Information given >>
================
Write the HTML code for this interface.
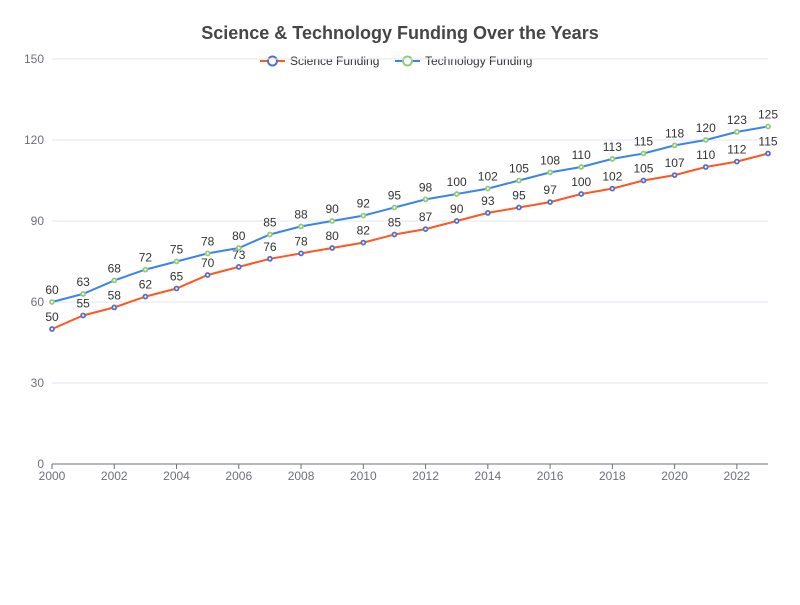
================
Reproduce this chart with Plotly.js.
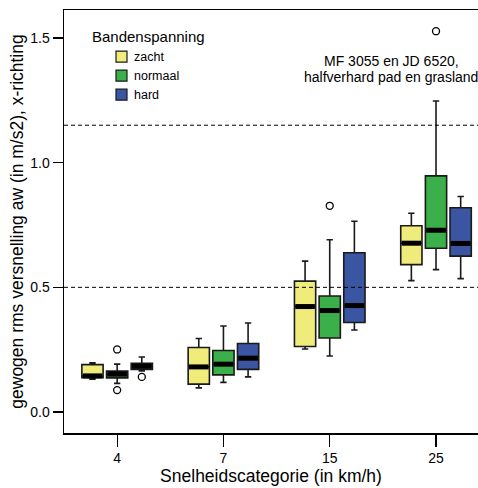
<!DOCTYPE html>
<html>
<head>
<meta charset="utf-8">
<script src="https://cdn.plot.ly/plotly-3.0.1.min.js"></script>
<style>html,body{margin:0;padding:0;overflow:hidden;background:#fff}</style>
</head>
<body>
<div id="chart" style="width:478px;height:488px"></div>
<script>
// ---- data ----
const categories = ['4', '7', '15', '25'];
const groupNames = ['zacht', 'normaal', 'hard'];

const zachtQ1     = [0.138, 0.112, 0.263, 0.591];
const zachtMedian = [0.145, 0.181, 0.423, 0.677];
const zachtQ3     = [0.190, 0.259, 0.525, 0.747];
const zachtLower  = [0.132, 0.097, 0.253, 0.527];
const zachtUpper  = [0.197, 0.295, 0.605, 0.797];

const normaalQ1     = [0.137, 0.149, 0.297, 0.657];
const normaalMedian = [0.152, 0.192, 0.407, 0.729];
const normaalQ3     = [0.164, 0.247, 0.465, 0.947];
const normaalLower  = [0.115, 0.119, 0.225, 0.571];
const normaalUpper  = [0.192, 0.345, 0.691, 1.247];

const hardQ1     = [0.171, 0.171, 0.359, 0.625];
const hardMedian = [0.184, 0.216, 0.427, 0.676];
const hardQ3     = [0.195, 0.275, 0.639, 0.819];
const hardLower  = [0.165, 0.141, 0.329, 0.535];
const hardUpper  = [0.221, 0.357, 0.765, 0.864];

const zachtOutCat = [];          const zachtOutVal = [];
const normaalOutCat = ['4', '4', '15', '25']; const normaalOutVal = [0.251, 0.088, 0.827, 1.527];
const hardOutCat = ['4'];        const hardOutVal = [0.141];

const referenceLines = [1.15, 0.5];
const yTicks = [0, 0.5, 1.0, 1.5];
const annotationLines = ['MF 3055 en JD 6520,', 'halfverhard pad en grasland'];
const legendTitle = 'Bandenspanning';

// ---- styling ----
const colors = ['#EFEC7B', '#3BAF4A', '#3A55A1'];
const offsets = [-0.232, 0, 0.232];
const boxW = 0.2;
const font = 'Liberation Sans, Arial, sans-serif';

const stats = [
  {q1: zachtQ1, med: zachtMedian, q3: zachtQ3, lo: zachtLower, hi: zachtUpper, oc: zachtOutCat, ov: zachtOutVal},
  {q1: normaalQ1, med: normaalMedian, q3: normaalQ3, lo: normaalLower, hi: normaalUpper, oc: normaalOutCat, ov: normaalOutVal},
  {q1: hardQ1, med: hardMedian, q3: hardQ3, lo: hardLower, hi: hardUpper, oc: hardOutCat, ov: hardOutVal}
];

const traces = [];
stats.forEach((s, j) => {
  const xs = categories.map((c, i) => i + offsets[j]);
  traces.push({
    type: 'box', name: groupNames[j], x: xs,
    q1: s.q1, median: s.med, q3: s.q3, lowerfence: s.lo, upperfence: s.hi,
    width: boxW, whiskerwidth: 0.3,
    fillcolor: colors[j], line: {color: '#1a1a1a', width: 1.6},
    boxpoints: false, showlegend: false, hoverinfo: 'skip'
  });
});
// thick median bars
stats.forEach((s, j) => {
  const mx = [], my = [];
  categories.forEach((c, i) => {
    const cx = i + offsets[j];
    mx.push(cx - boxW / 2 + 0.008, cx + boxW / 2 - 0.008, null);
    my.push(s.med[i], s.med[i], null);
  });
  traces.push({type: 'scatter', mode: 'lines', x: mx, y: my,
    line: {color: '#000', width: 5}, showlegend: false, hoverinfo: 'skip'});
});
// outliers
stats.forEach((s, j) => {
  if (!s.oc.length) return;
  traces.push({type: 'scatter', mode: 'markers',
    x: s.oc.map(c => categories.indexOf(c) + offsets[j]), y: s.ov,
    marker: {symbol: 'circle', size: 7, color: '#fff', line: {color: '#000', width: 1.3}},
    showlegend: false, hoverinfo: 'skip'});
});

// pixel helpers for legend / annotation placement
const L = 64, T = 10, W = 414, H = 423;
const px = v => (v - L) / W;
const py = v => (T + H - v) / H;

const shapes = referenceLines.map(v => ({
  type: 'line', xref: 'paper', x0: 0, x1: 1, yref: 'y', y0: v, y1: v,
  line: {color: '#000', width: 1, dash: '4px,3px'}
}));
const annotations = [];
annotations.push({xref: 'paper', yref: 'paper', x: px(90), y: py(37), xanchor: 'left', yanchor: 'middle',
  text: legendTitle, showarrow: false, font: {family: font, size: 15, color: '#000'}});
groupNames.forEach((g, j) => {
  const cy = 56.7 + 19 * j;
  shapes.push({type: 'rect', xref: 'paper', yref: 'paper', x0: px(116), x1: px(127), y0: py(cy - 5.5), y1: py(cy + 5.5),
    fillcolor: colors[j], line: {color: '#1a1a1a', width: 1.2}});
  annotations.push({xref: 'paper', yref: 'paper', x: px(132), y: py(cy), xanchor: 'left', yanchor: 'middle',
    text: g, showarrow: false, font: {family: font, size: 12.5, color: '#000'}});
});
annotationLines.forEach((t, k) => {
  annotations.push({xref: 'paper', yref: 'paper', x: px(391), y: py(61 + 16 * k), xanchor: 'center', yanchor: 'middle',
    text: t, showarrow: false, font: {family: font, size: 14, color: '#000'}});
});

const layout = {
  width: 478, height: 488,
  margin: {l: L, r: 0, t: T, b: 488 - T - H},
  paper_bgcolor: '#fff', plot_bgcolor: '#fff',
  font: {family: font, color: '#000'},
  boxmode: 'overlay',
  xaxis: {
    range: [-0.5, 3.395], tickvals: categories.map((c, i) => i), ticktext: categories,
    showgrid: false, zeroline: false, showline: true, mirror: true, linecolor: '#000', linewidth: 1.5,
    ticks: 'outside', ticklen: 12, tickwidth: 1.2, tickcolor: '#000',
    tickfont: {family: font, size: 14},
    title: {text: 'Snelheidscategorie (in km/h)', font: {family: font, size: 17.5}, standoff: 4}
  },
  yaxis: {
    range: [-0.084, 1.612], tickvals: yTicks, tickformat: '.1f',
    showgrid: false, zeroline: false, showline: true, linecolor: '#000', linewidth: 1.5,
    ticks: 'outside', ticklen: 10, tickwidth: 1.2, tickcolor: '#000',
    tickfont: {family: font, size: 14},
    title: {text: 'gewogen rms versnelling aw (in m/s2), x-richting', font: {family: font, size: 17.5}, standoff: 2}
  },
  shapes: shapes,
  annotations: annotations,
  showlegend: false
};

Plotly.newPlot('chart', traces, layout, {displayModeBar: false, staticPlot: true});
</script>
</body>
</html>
================
Task to complete >> Copy out, exactly, every line from the one that contains "Reproduce this chart with Plotly.js." through the one that contains "0.345, 0.691, 1.247];". Pictures stay out of the copy.

Completed exercise >>
Reproduce this chart with Plotly.js.
<!DOCTYPE html>
<html>
<head>
<meta charset="utf-8">
<script src="https://cdn.plot.ly/plotly-3.0.1.min.js"></script>
<style>html,body{margin:0;padding:0;overflow:hidden;background:#fff}</style>
</head>
<body>
<div id="chart" style="width:478px;height:488px"></div>
<script>
// ---- data ----
const categories = ['4', '7', '15', '25'];
const groupNames = ['zacht', 'normaal', 'hard'];

const zachtQ1     = [0.138, 0.112, 0.263, 0.591];
const zachtMedian = [0.145, 0.181, 0.423, 0.677];
const zachtQ3     = [0.190, 0.259, 0.525, 0.747];
const zachtLower  = [0.132, 0.097, 0.253, 0.527];
const zachtUpper  = [0.197, 0.295, 0.605, 0.797];

const normaalQ1     = [0.137, 0.149, 0.297, 0.657];
const normaalMedian = [0.152, 0.192, 0.407, 0.729];
const normaalQ3     = [0.164, 0.247, 0.465, 0.947];
const normaalLower  = [0.115, 0.119, 0.225, 0.571];
const normaalUpper  = [0.192, 0.345, 0.691, 1.247];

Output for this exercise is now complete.